> [What is needed]: Work out how many lines hold the string "Convert". Give that number and nothing more.

> [Listed records]:
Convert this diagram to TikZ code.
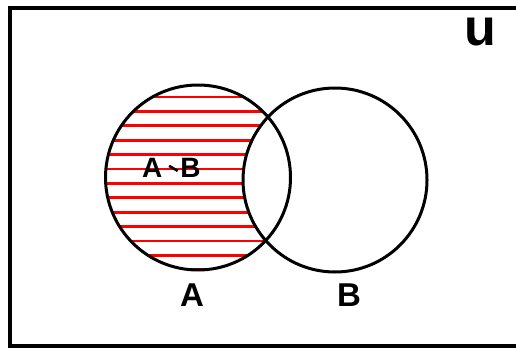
\documentclass[tikz,border=0pt]{standalone}
\usepackage{graphicx}
\usepackage{fontspec}
\setmainfont{Liberation Sans}
\begin{document}
\begin{tikzpicture}[x=1pt,y=-1pt,
  setcircle/.style={circle,draw=black,line width=3pt,inner sep=0pt,minimum size=185pt},
  hatch/.style={draw=red,line width=2.8pt},
  lbl/.style={font=\bfseries,inner sep=0pt}]
\useasboundingbox (0,0) rectangle (516,348);
\begin{scope}
\clip (0,0) rectangle (516,348);
\draw[line width=4pt] (10,8) rectangle (530,346);
\end{scope}
% hatching of A \ B
\begin{scope}
\clip (198,177.5) circle (92.5);
\begin{scope}[even odd rule]
\clip (335,180) circle (92) (0,0) rectangle (516,348);
\foreach \i in {0,...,12} {
  \draw[hatch] (100,97+14.4*\i) -- (300,97+14.4*\i);
}
\end{scope}
\end{scope}
\node[setcircle] (A) at (198,177.5) {};
\node[setcircle,minimum size=184pt] (B) at (335,180) {};
\node[lbl,font=\fontsize{28}{30}\selectfont\bfseries,anchor=base west] (AB) at (142,177) {A\hspace{6pt}\raisebox{10pt}{\rotatebox{-30}{\rule{10pt}{2.6pt}}}\hspace{2pt}B};
\node[lbl,font=\fontsize{33}{34}\selectfont\bfseries] (la) at (192,295) {A};
\node[lbl,font=\fontsize{33}{34}\selectfont\bfseries] (lb) at (349,295) {B};
\node[lbl,font=\fontsize{52}{54}\selectfont\bfseries,anchor=base] (u) at (480,45) {u};
\end{tikzpicture}
\end{document}
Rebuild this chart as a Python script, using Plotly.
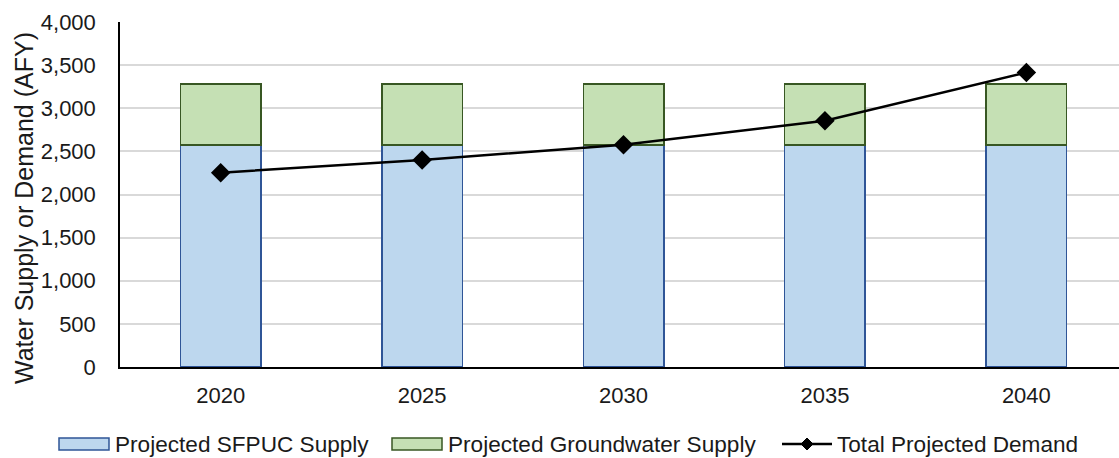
import plotly.graph_objects as go

years = ["2020", "2025", "2030", "2035", "2040"]
sfpuc_supply = [2575, 2575, 2575, 2575, 2575]
groundwater_supply = [705, 705, 705, 705, 705]
total_demand = [2253, 2400, 2578, 2854, 3415]

series_names = ["Projected SFPUC Supply", "Projected Groundwater Supply", "Total Projected Demand"]
y_title = "Water Supply or Demand (AFY)"

font_family = "Liberation Sans, Arial, sans-serif"
text_color = "#1a1a1a"

SFPUC_FILL, SFPUC_EDGE = "#BDD7EE", "#2F5597"
GW_FILL, GW_EDGE = "#C5E0B4", "#385723"

W, H = 1119, 458
M_L, M_R, M_T, M_B = 120, 0, 22, 91
PLOT_W = W - M_L - M_R
PLOT_H = H - M_T - M_B


def px_x(px):
    """Convert a pixel column into paper x."""
    return (px - M_L) / PLOT_W


def px_y(py):
    """Convert a pixel row into paper y."""
    return (H - M_B - py) / PLOT_H


fig = go.Figure()

fig.add_trace(go.Bar(
    x=years, y=sfpuc_supply, name=series_names[0],
    marker=dict(color=SFPUC_FILL, line=dict(color=SFPUC_EDGE, width=1.5)),
    width=0.4,
))
fig.add_trace(go.Bar(
    x=years, y=groundwater_supply, name=series_names[1],
    marker=dict(color=GW_FILL, line=dict(color=GW_EDGE, width=1.5)),
    width=0.4,
))
fig.add_trace(go.Scatter(
    x=years, y=total_demand, name=series_names[2],
    mode="lines+markers",
    line=dict(color="black", width=2.5),
    marker=dict(symbol="diamond", size=15, color="black"),
))

# Legend row drawn below the axis with wide swatches
leg_y = 444
leg_font = dict(size=22.6, color=text_color, family=font_family)
shapes = []
annotations = []

swatches = [(59, 109, SFPUC_FILL, SFPUC_EDGE, series_names[0]),
            (392, 442, GW_FILL, GW_EDGE, series_names[1])]
for x0, x1, fill, edge, label in swatches:
    shapes.append(dict(
        type="rect", xref="paper", yref="paper",
        x0=px_x(x0), x1=px_x(x1), y0=px_y(leg_y + 6), y1=px_y(leg_y - 6),
        fillcolor=fill, line=dict(color=edge, width=1.5), layer="above",
    ))
    annotations.append(dict(
        xref="paper", yref="paper", x=px_x(x1 + 4), y=px_y(leg_y),
        xanchor="left", yanchor="middle", showarrow=False, text=label,
        font=leg_font,
    ))

# line + diamond legend entry
lx0, lx1 = 782, 832
lc = (lx0 + lx1) / 2
shapes.append(dict(
    type="line", xref="paper", yref="paper",
    x0=px_x(lx0), x1=px_x(lx1), y0=px_y(leg_y), y1=px_y(leg_y),
    line=dict(color="black", width=2.5), layer="above",
))
d = 6
shapes.append(dict(
    type="path", xref="paper", yref="paper",
    path=(f"M {px_x(lc - d)} {px_y(leg_y)} L {px_x(lc)} {px_y(leg_y - d)} "
          f"L {px_x(lc + d)} {px_y(leg_y)} L {px_x(lc)} {px_y(leg_y + d)} Z"),
    fillcolor="black", line=dict(color="black", width=1), layer="above",
))
annotations.append(dict(
    xref="paper", yref="paper", x=px_x(lx1 + 3), y=px_y(leg_y),
    xanchor="left", yanchor="middle", showarrow=False, text=series_names[2],
    font=leg_font,
))

# vertical axis title
annotations.append(dict(
    xref="paper", yref="paper", x=px_x(24), y=px_y(208),
    xanchor="center", yanchor="middle", showarrow=False, text=y_title,
    textangle=-90, font=dict(size=25, color=text_color, family=font_family),
))

fig.update_layout(
    width=W, height=H,
    barmode="stack",
    plot_bgcolor="white", paper_bgcolor="white",
    margin=dict(l=M_L, r=M_R, t=M_T, b=M_B),
    font=dict(family=font_family, size=22, color=text_color),
    showlegend=False,
    shapes=shapes,
    annotations=annotations,
    xaxis=dict(
        type="category", range=[-0.5, 4.46],
        showline=True, linecolor="black", linewidth=1.5,
        showgrid=False, ticks="", ticklabelstandoff=8,
        tickfont=dict(size=22),
    ),
    yaxis=dict(
        range=[0, 4000], dtick=500, tickformat=",d",
        showline=True, linecolor="black", linewidth=1.5,
        showgrid=True, gridcolor="#D9D9D9", gridwidth=1.5,
        ticks="", ticklabelstandoff=18,
        tickfont=dict(size=22),
        zeroline=False,
    ),
)

fig.write_html("out.html")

> [Task output]: 3